The use of economic sanctions continues to evolve in response to global challenges, including terrorism, human rights violations, and cyber threats. However, their effectiveness and legality of economic sanctions remain subjects of debate. Key challenges include:

  1. Enforcement and Evasion: Targeted entities often find ways to circumvent sanctions through illicit networks, reducing their impact.
  2. Geopolitical Polarization: The imposition of sanctions by major powers, such as the U.S. and China, often reflects broader geopolitical rivalries rather than collective international interests.
  3. Digital Sanctions: The rise of cryptocurrency and digital finance presents new challenges for enforcing sanctions, requiring updates to legal frameworks.

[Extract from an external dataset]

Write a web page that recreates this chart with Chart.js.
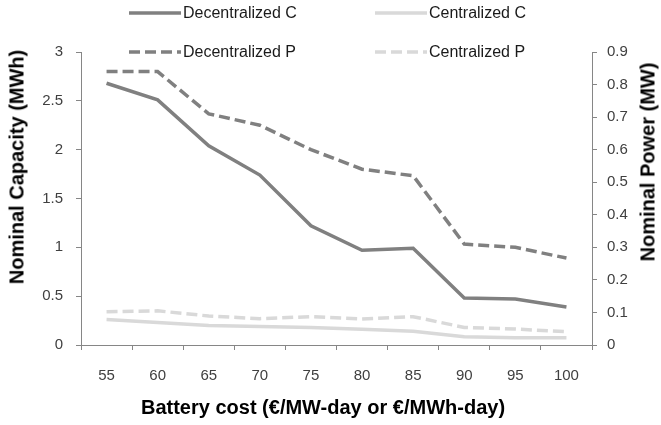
<!DOCTYPE html>
<html>
<head>
<meta charset="utf-8">
<script src="https://cdn.jsdelivr.net/npm/chart.js@4.4.0/dist/chart.umd.min.js"></script>
<style>
  body { margin: 0; background: #fff; }
  #wrap { position: relative; width: 661px; height: 425px; font-family: "Liberation Sans", Arial, sans-serif; }
  canvas { position: absolute; left: 0; top: 0; }
  .leg { position: absolute; display: flex; align-items: center; font-size: 16px; color: #1a1a1a; white-space: nowrap; }
  .leg svg { margin-right: 2px; }
  .title { position: absolute; font-weight: bold; font-size: 20px; color: #000; white-space: nowrap; transform: translate(-50%, -50%); }
  .rot { transform: translate(-50%, -50%) rotate(-90deg); }
</style>
</head>
<body>
<div id="wrap">
  <canvas id="chart" width="661" height="425"></canvas>
  <div id="legend"></div>
  <div class="title" style="left:323px;top:407px">Battery cost (€/MW-day or €/MWh-day)</div>
  <div class="title rot" style="left:17px;top:167px">Nominal Capacity (MWh)</div>
  <div class="title rot" style="left:648px;top:162px">Nominal Power (MW)</div>
</div>
<script>
// ─── Data ────────────────────────────────────────────────

const costs = ['55', '60', '65', '70', '75', '80', '85', '90', '95', '100'];

// capacity, MWh (left axis)
const decentralizedC = [2.68, 2.51, 2.04, 1.74, 1.22, 0.97, 0.99, 0.48, 0.47, 0.39];
const centralizedC   = [0.26, 0.23, 0.20, 0.19, 0.18, 0.16, 0.14, 0.085, 0.075, 0.075];

// power, MW (right axis)
const decentralizedP = [0.84, 0.84, 0.71, 0.675, 0.60, 0.54, 0.52, 0.31, 0.30, 0.267];
const centralizedP   = [0.102, 0.105, 0.089, 0.081, 0.087, 0.080, 0.087, 0.054, 0.049, 0.041];

const capTicks = [0, 3, 0.5];
const powTicks = [0, 0.9, 0.1];

const DARK = '#808080';
const LIGHT = '#d9d9d9';
const AXIS = '#868686';
const DASH = [11, 5];

// ─── Legend ──────────────────────────────────────────────

const legendItems = [
  { label: 'Decentralized C', color: DARK, dash: null, x: 129, y: 13 },
  { label: 'Centralized C', color: LIGHT, dash: null, x: 375, y: 13 },
  { label: 'Decentralized P', color: DARK, dash: DASH, x: 129, y: 52 },
  { label: 'Centralized P', color: LIGHT, dash: DASH, x: 375, y: 52 }
];

document.getElementById('legend').innerHTML = legendItems.map(it => `
  <div class="leg" style="left:${it.x}px;top:${it.y - 10}px;height:20px">
    <svg width="52" height="6"><line x1="0" y1="3" x2="52" y2="3" stroke="${it.color}" stroke-width="3.5"
      ${it.dash ? `stroke-dasharray="${it.dash.join(',')}"` : ''}/></svg>${it.label}
  </div>`).join('');

// ─── Chart ───────────────────────────────────────────────

function line(label, data, color, dash, axis) {
  return {
    label, data, yAxisID: axis,
    borderColor: color, backgroundColor: color,
    borderWidth: 3.5, borderDash: dash || [],
    pointRadius: 0, tension: 0, fill: false
  };
}

const tickFont = { family: '"Liberation Sans", Arial, sans-serif', size: 15 };
const plain = v => String(+v.toFixed(2));

new Chart(document.getElementById('chart').getContext('2d'), {
  type: 'line',
  data: {
    labels: costs,
    datasets: [
      line('Centralized P', centralizedP, LIGHT, DASH, 'y1'),
      line('Centralized C', centralizedC, LIGHT, null, 'y'),
      line('Decentralized P', decentralizedP, DARK, DASH, 'y1'),
      line('Decentralized C', decentralizedC, DARK, null, 'y')
    ]
  },
  options: {
    responsive: false,
    animation: false,
    devicePixelRatio: 1,
    layout: { padding: { top: 52, left: 0, right: 0, bottom: 0 } },
    plugins: { legend: { display: false }, tooltip: { enabled: false } },
    scales: {
      x: {
        offset: true,
        grid: { drawOnChartArea: false, tickLength: 5, color: AXIS, offset: true },
        border: { color: AXIS },
        ticks: { font: tickFont, color: '#404040', padding: 17, maxRotation: 0 },
        afterFit: s => { s.height = 80; }
      },
      y: {
        position: 'left',
        min: capTicks[0], max: capTicks[1],
        grid: { drawOnChartArea: false, tickLength: 5, color: AXIS },
        border: { color: AXIS },
        ticks: { stepSize: capTicks[2], font: tickFont, color: '#404040', padding: 13, callback: plain },
        afterFit: s => { s.width = 81; }
      },
      y1: {
        position: 'right',
        min: powTicks[0], max: powTicks[1],
        grid: { drawOnChartArea: false, tickLength: 5, color: AXIS },
        border: { color: AXIS },
        ticks: { stepSize: powTicks[2], font: tickFont, color: '#404040', padding: 10, callback: plain },
        afterFit: s => { s.width = 69; }
      }
    }
  }
});
</script>
</body>
</html>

Toward a Balanced Approach in Economic Sanctions

To ensure the legality and effectiveness of economic sanctions, the international community must adopt a balanced approach that respects fundamental principles of international law. Key recommendations include:

  • Strengthening Multilateralism: UNSC-authorized sanctions, supported by broad international consensus, are more likely to achieve legitimacy and compliance.
  • Enhancing Humanitarian Safeguards: Sanctions regimes must prioritize the protection of civilian populations, incorporating exemptions for essential goods and services.
  • Promoting Transparency and Accountability: Clear criteria for the imposition and lifting of sanctions, along with mechanisms for judicial review, can enhance their legitimacy.

Conclusion

Economic sanctions are a double-edged sword in international relations, offering a non-military means of coercion while raising complex legal and ethical questions. While UNSC sanctions enjoy a solid legal foundation, unilateral measures often operate in a gray area of international law. By strengthening multilateral mechanisms, addressing humanitarian concerns, and adapting to emerging challenges, the international community can ensure that sanctions remain a legitimate and effective tool for upholding international norms and promoting global security.